» **Task to complete**:
Count how many lines of the data below contain the string "chart"; the reply should be that number alone.

» **Supplied material**:
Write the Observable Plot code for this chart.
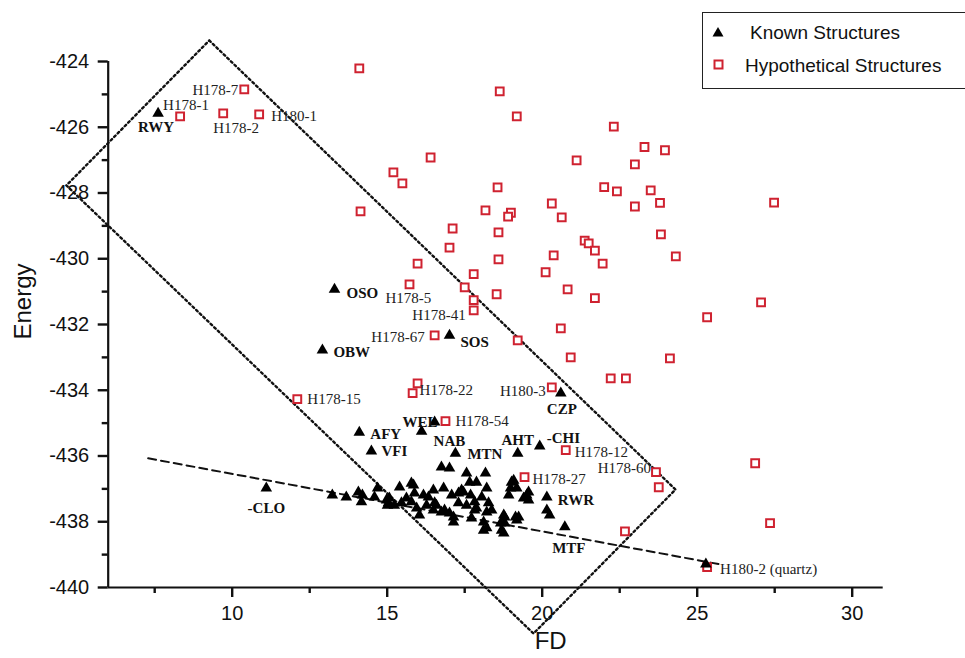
<!DOCTYPE html>
<html>
<head>
<meta charset="utf-8">
<script src="https://cdn.jsdelivr.net/npm/d3@7"></script>
<script src="https://cdn.jsdelivr.net/npm/@observablehq/plot@0.6"></script>
<style>
  body { margin: 0; background: #fff; }
  #wrap { position: relative; width: 965px; height: 658px; overflow: hidden; background: #fff; }
  #chart { position: absolute; left: 0; top: 0; }
  #legend { position: absolute; left: 702px; top: 12px; width: 300px; height: 75px; border: 1.5px solid #222; background: #fff;
            font-family: "Liberation Sans", Arial, sans-serif; font-size: 19px; color: #111; }
  .item { position: absolute; white-space: nowrap; line-height: 1; }
  .sym { position: absolute; }
</style>
</head>
<body>
<div id="wrap">
  <div id="chart"></div>
  <div id="legend"></div>
</div>
<script>
// ---------------- data ----------------
const knownFD = [7.61, 13.30, 12.91, 17.01, 20.60, 16.53, 14.10, 16.11, 14.49, 17.20, 19.21, 19.92, 20.15, 20.73, 11.10, 25.28,
  13.23, 13.68, 14.20, 14.17, 14.59, 14.69, 14.98, 15.01, 15.07, 15.23, 15.40, 15.62, 15.78, 15.85, 15.88, 15.95, 16.04, 16.17,
  16.27, 16.49, 16.59, 16.75, 17.01, 16.75, 16.82, 17.01, 17.08, 17.14, 17.14, 17.30, 17.40, 17.46, 17.56, 17.56, 17.66, 17.69,
  17.72, 17.82, 17.88, 17.88, 18.05, 18.11, 18.11, 18.17, 18.21, 18.21, 18.27, 18.37, 18.66, 18.76, 18.76, 18.79, 18.92, 18.98,
  19.08, 19.14, 19.18, 19.24, 19.40, 19.50, 19.56, 20.15, 20.24, 19.01, 19.56, 18.69, 18.79, 18.21, 19.18, 15.78, 14.07, 16.33,
  16.53, 17.30, 17.82, 16.85, 16.49, 15.46, 15.04];
const knownEnergy = [-425.58, -430.93, -432.78, -432.33, -434.09, -434.97, -435.28, -435.25, -435.85, -435.92, -435.92, -435.70, -437.25, -438.16, -436.98, -439.29,
  -437.19, -437.25, -437.19, -437.40, -437.25, -436.98, -437.34, -437.50, -437.28, -437.50, -436.95, -437.28, -437.40, -436.89, -437.13, -437.59, -437.80, -437.19,
  -437.50, -437.04, -437.50, -436.34, -436.37, -437.71, -436.98, -437.74, -437.19, -438.01, -437.86, -437.43, -437.04, -437.10, -436.52, -437.50, -436.80, -437.19,
  -437.89, -437.65, -436.80, -437.59, -437.25, -438.01, -438.26, -436.52, -436.98, -437.71, -437.43, -437.65, -438.04, -438.35, -437.80, -437.86, -437.19, -436.98,
  -436.74, -437.86, -436.98, -437.86, -437.28, -437.19, -437.34, -437.65, -437.80, -436.80, -437.10, -438.26, -438.04, -438.19, -437.95, -436.83, -437.10, -437.25,
  -437.43, -437.13, -437.40, -437.65, -437.65, -437.43, -437.43];
const knownNames = ["RWY", "OSO", "OBW", "SOS", "CZP", "WEL", "AFY", "NAB", "VFI", "MTN", "AHT", "-CHI", "RWR", "MTF", "-CLO"];

const hypFD = [8.32, 10.39, 9.71, 10.87, 15.72, 17.79, 16.53, 12.10, 15.82, 20.31, 16.88, 20.76, 19.43, 23.67, 25.32,
  14.10, 18.63, 19.18, 22.31, 16.40, 15.20, 15.49, 21.11, 14.14, 18.56, 18.17, 18.99, 18.90, 20.31, 20.63, 22.00,
  23.30, 23.96, 22.99, 22.41, 23.50, 22.99, 23.80, 27.48, 17.11, 18.59, 17.01, 18.59, 20.37, 21.37, 21.50, 21.70,
  21.95, 20.11, 15.98, 17.79, 17.50, 17.79, 18.53, 20.82, 21.70, 20.60, 19.21, 20.92, 22.21, 22.70, 15.98,
  23.83, 24.31, 27.06, 25.32, 24.12, 23.76, 22.67, 26.87, 27.35];
const hypEnergy = [-425.67, -424.85, -425.58, -425.61, -430.78, -431.57, -432.33, -434.27, -434.09, -433.91, -434.94, -435.82, -436.64, -436.49, -439.38,
  -424.21, -424.91, -425.67, -425.98, -426.92, -427.37, -427.71, -427.01, -428.56, -427.83, -428.53, -428.60, -428.72, -428.32, -428.74, -427.82,
  -426.60, -426.70, -427.13, -427.95, -427.92, -428.41, -428.30, -428.29, -429.08, -429.20, -429.66, -430.02, -429.90, -429.45, -429.53, -429.75,
  -430.15, -430.41, -430.15, -430.47, -430.87, -431.26, -431.08, -430.93, -431.20, -432.12, -432.48, -433.00, -433.64, -433.64, -433.79,
  -429.26, -429.93, -431.33, -431.78, -433.03, -436.95, -438.29, -436.22, -438.04];
const hypNames = ["H178-1", "H178-7", "H178-2", "H180-1", "H178-5", "H178-41", "H178-67", "H178-15", "H178-22", "H180-3",
  "H178-54", "H178-12", "H178-27", "H178-60", "H180-2 (quartz)"];

const diamondFD = [9.26, 24.30, 19.72, 4.65, 9.26];
const diamondEnergy = [-423.36, -437.02, -441.40, -427.77, -423.36];
const trendFD = [7.29, 25.70];
const trendEnergy = [-436.07, -439.29];

const xMajorTicks = [10, 15, 20, 25, 30];
const xMinorTicks = [7.5, 12.5, 17.5, 22.5, 27.5];
const yMajorTicks = [-424, -426, -428, -430, -432, -434, -436, -438, -440];
const yMinorTicks = [-425, -427, -429, -431, -433, -435, -437, -439];

// ---------------- layout / style ----------------
const RED = "#cf2230";
const INK = "#111";
const known = knownFD.map((x, i) => ({x, y: knownEnergy[i], name: knownNames[i] || ""}));
const hyp = hypFD.map((x, i) => ({x, y: hypEnergy[i], name: hypNames[i] || ""}));
const diamond = diamondFD.map((x, i) => ({x, y: diamondEnergy[i]}));
const trend = trendFD.map((x, i) => ({x, y: trendEnergy[i]}));

// label offsets in pixels: [dx, dy, anchor]
const place = {
  "RWY": [-2, 14, "middle"], "OSO": [12, 4, "start"], "OBW": [11, 2, "start"], "SOS": [11, 7, "start"],
  "CZP": [1, 16, "middle"], "WEL": [3, 0, "end"], "AFY": [11, 2, "start"], "NAB": [12, 10, "start"],
  "VFI": [10, 0, "start"], "MTN": [12, 1, "start"], "AHT": [0, -13, "middle"], "-CHI": [7, -8, "start"],
  "RWR": [11, 3, "start"], "MTF": [4, 21, "middle"], "-CLO": [0, 20, "middle"],
  "H178-1": [-17, -11, "start"], "H178-7": [-6, 1, "end"], "H178-2": [-10, 15, "start"], "H180-1": [12, 2, "start"],
  "H178-5": [-24, 14, "start"], "H178-41": [-8, 5, "end"], "H178-67": [-10, 2, "end"], "H178-15": [10, 0, "start"],
  "H178-22": [7, -3, "start"], "H180-3": [-6, 4, "end"], "H178-54": [10, 0, "start"], "H178-12": [9, 2, "start"],
  "H178-27": [8, 2, "start"], "H178-60": [-5, -4, "end"], "H180-2 (quartz)": [13, 2, "start"]
};

const labelMarks = [];
for (const d of known.filter(d => d.name)) {
  const [dx, dy, a] = place[d.name];
  labelMarks.push(Plot.text([d], {x: "x", y: "y", text: "name", dx, dy, textAnchor: a,
    fontFamily: "Liberation Serif, Times New Roman, serif", fontSize: 15, fontWeight: "bold", fill: "#111"}));
}
for (const d of hyp.filter(d => d.name)) {
  const [dx, dy, a] = place[d.name];
  labelMarks.push(Plot.text([d], {x: "x", y: "y", text: "name", dx, dy, textAnchor: a,
    fontFamily: "Liberation Serif, Times New Roman, serif", fontSize: 15, fill: "#222"}));
}

const chart = Plot.plot({
  width: 965, height: 658,
  marginLeft: 107.7, marginRight: 82.3, marginTop: 61, marginBottom: 71,
  x: {domain: [6, 31]},
  y: {domain: [-440, -424]},
  style: {fontFamily: "Liberation Sans, Arial, sans-serif", fontSize: "20px", color: INK, background: "white", overflow: "visible"},
  marks: [
    Plot.line(diamond, {x: "x", y: "y", stroke: INK, strokeWidth: 2.4, strokeDasharray: "2 3"}),
    Plot.line(trend, {x: "x", y: "y", stroke: INK, strokeWidth: 2, strokeDasharray: "8 5"}),
    Plot.dot(hyp, {x: "x", y: "y", symbol: "square", r: 4.4, stroke: RED, strokeWidth: 2, fill: "white"}),
    Plot.dot(known, {x: "x", y: "y", symbol: "triangle", r: 4.3, fill: "#000", stroke: "none"}),
    ...labelMarks,
    Plot.axisX(xMajorTicks, {tickSize: 10, tickPadding: 8, stroke: INK, strokeWidth: 2.4, label: null, tickFormat: d => String(d), fontSize: 20}),
    Plot.axisX(xMinorTicks, {tickSize: 6, stroke: INK, strokeWidth: 2.4, label: null, tickFormat: () => ""}),
    Plot.axisY(yMajorTicks, {tickSize: 10, tickPadding: 9, stroke: INK, strokeWidth: 2.4, label: null, tickFormat: d => String(d), fontSize: 20}),
    Plot.axisY(yMinorTicks, {tickSize: 6, stroke: INK, strokeWidth: 2.4, label: null, tickFormat: () => ""}),
    Plot.ruleY([-440], {strokeWidth: 2.2, stroke: INK}),
    Plot.ruleX([6], {strokeWidth: 2.2, stroke: INK}),
    Plot.text(["Energy"], {frameAnchor: "left", text: d => d, rotate: -90, dx: -85, dy: 15, fontSize: 24}),
    Plot.text(["FD"], {frameAnchor: "bottom", text: d => d, dx: 55, dy: 61, fontSize: 24})
  ]
});
document.getElementById("chart").appendChild(chart);

// legend
const lg = document.getElementById("legend");
lg.innerHTML = `
  <svg class="sym" style="left:8px;top:12px" width="14" height="14"><path d="M7,2 L12.5,11.5 L1.5,11.5 Z" fill="#000"/></svg>
  <div class="item" style="left:47px;top:10px">Known Structures</div>
  <svg class="sym" style="left:9px;top:45px" width="14" height="14"><rect x="2.5" y="2.5" width="8" height="8" fill="#fff" stroke="${RED}" stroke-width="2"/></svg>
  <div class="item" style="left:42px;top:43px">Hypothetical Structures</div>`;
</script>
</body>
</html>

» **Written reply**:
5